** Start **
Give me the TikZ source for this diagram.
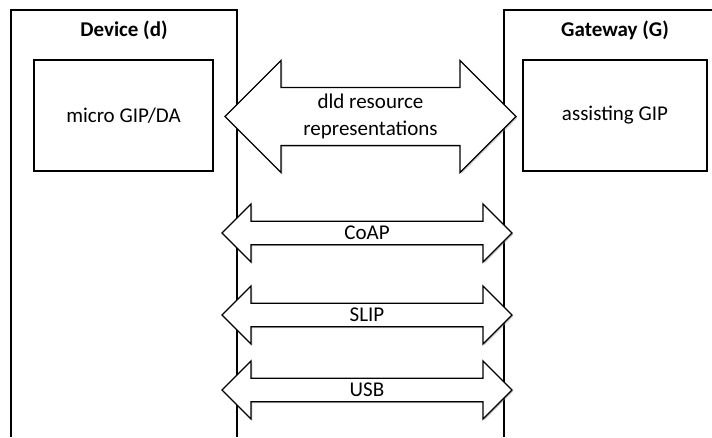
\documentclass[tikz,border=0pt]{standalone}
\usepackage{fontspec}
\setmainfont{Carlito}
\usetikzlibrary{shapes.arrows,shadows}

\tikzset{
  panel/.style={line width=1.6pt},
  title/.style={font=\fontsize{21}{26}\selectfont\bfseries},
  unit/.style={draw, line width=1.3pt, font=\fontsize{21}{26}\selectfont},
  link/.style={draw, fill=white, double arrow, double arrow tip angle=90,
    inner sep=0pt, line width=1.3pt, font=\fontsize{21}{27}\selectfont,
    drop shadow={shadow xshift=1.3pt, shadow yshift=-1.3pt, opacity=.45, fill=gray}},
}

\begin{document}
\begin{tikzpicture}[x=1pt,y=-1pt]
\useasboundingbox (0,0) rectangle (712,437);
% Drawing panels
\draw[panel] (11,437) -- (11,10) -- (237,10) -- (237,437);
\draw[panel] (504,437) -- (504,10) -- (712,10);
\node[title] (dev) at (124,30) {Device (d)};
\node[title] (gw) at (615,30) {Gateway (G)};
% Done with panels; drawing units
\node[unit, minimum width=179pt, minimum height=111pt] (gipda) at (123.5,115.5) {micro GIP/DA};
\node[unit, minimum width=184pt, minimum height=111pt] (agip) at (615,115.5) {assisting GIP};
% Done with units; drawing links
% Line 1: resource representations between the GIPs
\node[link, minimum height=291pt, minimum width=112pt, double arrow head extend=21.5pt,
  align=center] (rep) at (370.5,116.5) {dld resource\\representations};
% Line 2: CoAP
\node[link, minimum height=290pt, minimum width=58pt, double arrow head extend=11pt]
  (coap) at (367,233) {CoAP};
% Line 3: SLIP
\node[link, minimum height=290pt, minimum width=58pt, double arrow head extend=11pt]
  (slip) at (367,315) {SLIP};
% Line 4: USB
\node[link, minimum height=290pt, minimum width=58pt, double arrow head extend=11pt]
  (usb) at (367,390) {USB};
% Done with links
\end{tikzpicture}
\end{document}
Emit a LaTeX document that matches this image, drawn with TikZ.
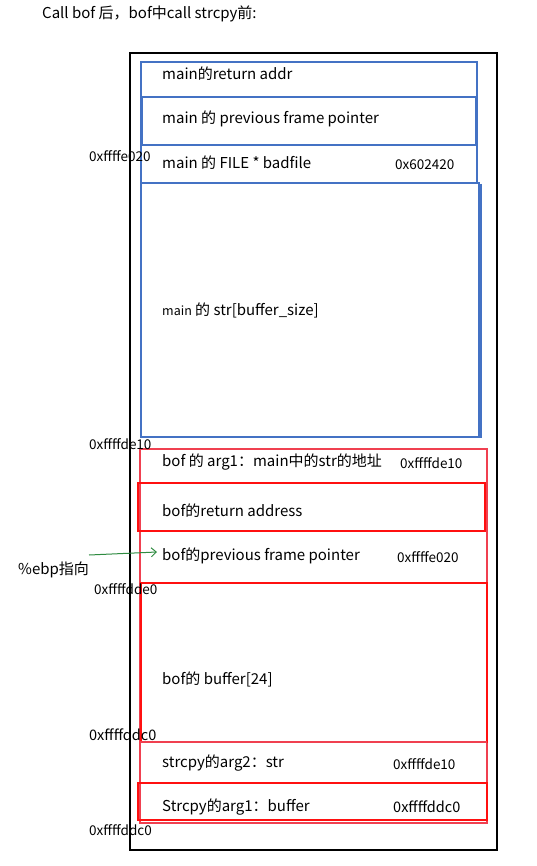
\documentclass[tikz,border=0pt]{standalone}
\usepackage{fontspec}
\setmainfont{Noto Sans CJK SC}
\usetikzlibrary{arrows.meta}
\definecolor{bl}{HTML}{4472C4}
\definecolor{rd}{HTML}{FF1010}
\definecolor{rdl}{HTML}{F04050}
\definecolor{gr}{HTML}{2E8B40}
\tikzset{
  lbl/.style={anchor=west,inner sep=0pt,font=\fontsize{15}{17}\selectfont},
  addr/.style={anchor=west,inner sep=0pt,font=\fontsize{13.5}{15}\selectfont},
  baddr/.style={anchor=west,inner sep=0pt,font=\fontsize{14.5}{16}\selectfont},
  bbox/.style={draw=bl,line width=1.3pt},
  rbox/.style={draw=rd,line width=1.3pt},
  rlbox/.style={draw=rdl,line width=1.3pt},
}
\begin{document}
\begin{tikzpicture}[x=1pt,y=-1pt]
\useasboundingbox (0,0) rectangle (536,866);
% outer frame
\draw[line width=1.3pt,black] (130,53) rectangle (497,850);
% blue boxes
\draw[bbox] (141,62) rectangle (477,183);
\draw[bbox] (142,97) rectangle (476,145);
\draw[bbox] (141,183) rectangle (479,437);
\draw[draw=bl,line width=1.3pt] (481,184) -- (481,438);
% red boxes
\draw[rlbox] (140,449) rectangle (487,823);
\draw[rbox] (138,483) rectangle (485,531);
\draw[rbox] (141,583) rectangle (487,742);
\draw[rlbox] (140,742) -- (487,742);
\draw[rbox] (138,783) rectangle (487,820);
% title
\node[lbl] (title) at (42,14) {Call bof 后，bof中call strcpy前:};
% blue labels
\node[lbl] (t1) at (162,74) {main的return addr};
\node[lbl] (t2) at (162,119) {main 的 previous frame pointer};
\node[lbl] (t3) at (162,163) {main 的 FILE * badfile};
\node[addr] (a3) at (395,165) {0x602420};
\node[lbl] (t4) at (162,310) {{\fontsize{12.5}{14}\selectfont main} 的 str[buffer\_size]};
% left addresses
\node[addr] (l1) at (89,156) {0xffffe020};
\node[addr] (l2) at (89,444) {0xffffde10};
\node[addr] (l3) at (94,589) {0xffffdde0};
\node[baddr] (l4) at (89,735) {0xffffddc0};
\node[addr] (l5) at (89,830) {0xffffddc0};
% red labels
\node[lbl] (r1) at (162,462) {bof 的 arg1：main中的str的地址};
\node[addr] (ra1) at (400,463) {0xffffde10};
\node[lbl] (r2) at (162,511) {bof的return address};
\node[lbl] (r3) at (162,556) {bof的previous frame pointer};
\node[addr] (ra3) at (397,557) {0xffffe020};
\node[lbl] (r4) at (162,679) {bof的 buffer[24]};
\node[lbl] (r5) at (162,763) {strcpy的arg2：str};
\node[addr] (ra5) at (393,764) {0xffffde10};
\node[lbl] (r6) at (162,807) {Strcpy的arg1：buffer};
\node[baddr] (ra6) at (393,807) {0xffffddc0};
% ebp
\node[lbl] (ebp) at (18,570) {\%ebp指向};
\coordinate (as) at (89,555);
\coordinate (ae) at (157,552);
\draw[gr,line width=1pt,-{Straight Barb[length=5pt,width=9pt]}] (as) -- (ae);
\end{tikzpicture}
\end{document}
** End **
### THE TASK
Your task is to repeat the material above exactly, without its pictures.

### RESULT OF THE EXERCISE
Give me the TikZ source for this diagram.
\documentclass[tikz,border=0pt]{standalone}
\usepackage{fontspec}
\setmainfont{Carlito}
\usetikzlibrary{shapes.arrows,shadows}

\tikzset{
  panel/.style={line width=1.6pt},
  title/.style={font=\fontsize{21}{26}\selectfont\bfseries},
  unit/.style={draw, line width=1.3pt, font=\fontsize{21}{26}\selectfont},
  link/.style={draw, fill=white, double arrow, double arrow tip angle=90,
    inner sep=0pt, line width=1.3pt, font=\fontsize{21}{27}\selectfont,
    drop shadow={shadow xshift=1.3pt, shadow yshift=-1.3pt, opacity=.45, fill=gray}},
}

\begin{document}
\begin{tikzpicture}[x=1pt,y=-1pt]
\useasboundingbox (0,0) rectangle (712,437);
% Drawing panels
\draw[panel] (11,437) -- (11,10) -- (237,10) -- (237,437);
\draw[panel] (504,437) -- (504,10) -- (712,10);
\node[title] (dev) at (124,30) {Device (d)};
\node[title] (gw) at (615,30) {Gateway (G)};
% Done with panels; drawing units
\node[unit, minimum width=179pt, minimum height=111pt] (gipda) at (123.5,115.5) {micro GIP/DA};
\node[unit, minimum width=184pt, minimum height=111pt] (agip) at (615,115.5) {assisting GIP};
% Done with units; drawing links
% Line 1: resource representations between the GIPs
\node[link, minimum height=291pt, minimum width=112pt, double arrow head extend=21.5pt,
  align=center] (rep) at (370.5,116.5) {dld resource\\representations};
% Line 2: CoAP
\node[link, minimum height=290pt, minimum width=58pt, double arrow head extend=11pt]
  (coap) at (367,233) {CoAP};
% Line 3: SLIP
\node[link, minimum height=290pt, minimum width=58pt, double arrow head extend=11pt]
  (slip) at (367,315) {SLIP};
% Line 4: USB
\node[link, minimum height=290pt, minimum width=58pt, double arrow head extend=11pt]
  (usb) at (367,390) {USB};
% Done with links
\end{tikzpicture}
\end{document}
Emit a LaTeX document that matches this image, drawn with TikZ.
\documentclass[tikz,border=0pt]{standalone}
\usepackage{fontspec}
\setmainfont{Noto Sans CJK SC}
\usetikzlibrary{arrows.meta}
\definecolor{bl}{HTML}{4472C4}
\definecolor{rd}{HTML}{FF1010}
\definecolor{rdl}{HTML}{F04050}
\definecolor{gr}{HTML}{2E8B40}
\tikzset{
  lbl/.style={anchor=west,inner sep=0pt,font=\fontsize{15}{17}\selectfont},
  addr/.style={anchor=west,inner sep=0pt,font=\fontsize{13.5}{15}\selectfont},
  baddr/.style={anchor=west,inner sep=0pt,font=\fontsize{14.5}{16}\selectfont},
  bbox/.style={draw=bl,line width=1.3pt},
  rbox/.style={draw=rd,line width=1.3pt},
  rlbox/.style={draw=rdl,line width=1.3pt},
}
\begin{document}
\begin{tikzpicture}[x=1pt,y=-1pt]
\useasboundingbox (0,0) rectangle (536,866);
% outer frame
\draw[line width=1.3pt,black] (130,53) rectangle (497,850);
% blue boxes
\draw[bbox] (141,62) rectangle (477,183);
\draw[bbox] (142,97) rectangle (476,145);
\draw[bbox] (141,183) rectangle (479,437);
\draw[draw=bl,line width=1.3pt] (481,184) -- (481,438);
% red boxes
\draw[rlbox] (140,449) rectangle (487,823);
\draw[rbox] (138,483) rectangle (485,531);
\draw[rbox] (141,583) rectangle (487,742);
\draw[rlbox] (140,742) -- (487,742);
\draw[rbox] (138,783) rectangle (487,820);
% title
\node[lbl] (title) at (42,14) {Call bof 后，bof中call strcpy前:};
% blue labels
\node[lbl] (t1) at (162,74) {main的return addr};
\node[lbl] (t2) at (162,119) {main 的 previous frame pointer};
\node[lbl] (t3) at (162,163) {main 的 FILE * badfile};
\node[addr] (a3) at (395,165) {0x602420};
\node[lbl] (t4) at (162,310) {{\fontsize{12.5}{14}\selectfont main} 的 str[buffer\_size]};
% left addresses
\node[addr] (l1) at (89,156) {0xffffe020};
\node[addr] (l2) at (89,444) {0xffffde10};
\node[addr] (l3) at (94,589) {0xffffdde0};
\node[baddr] (l4) at (89,735) {0xffffddc0};
\node[addr] (l5) at (89,830) {0xffffddc0};
% red labels
\node[lbl] (r1) at (162,462) {bof 的 arg1：main中的str的地址};
\node[addr] (ra1) at (400,463) {0xffffde10};
\node[lbl] (r2) at (162,511) {bof的return address};
\node[lbl] (r3) at (162,556) {bof的previous frame pointer};
\node[addr] (ra3) at (397,557) {0xffffe020};
\node[lbl] (r4) at (162,679) {bof的 buffer[24]};
\node[lbl] (r5) at (162,763) {strcpy的arg2：str};
\node[addr] (ra5) at (393,764) {0xffffde10};
\node[lbl] (r6) at (162,807) {Strcpy的arg1：buffer};
\node[baddr] (ra6) at (393,807) {0xffffddc0};
% ebp
\node[lbl] (ebp) at (18,570) {\%ebp指向};
\coordinate (as) at (89,555);
\coordinate (ae) at (157,552);
\draw[gr,line width=1pt,-{Straight Barb[length=5pt,width=9pt]}] (as) -- (ae);
\end{tikzpicture}
\end{document}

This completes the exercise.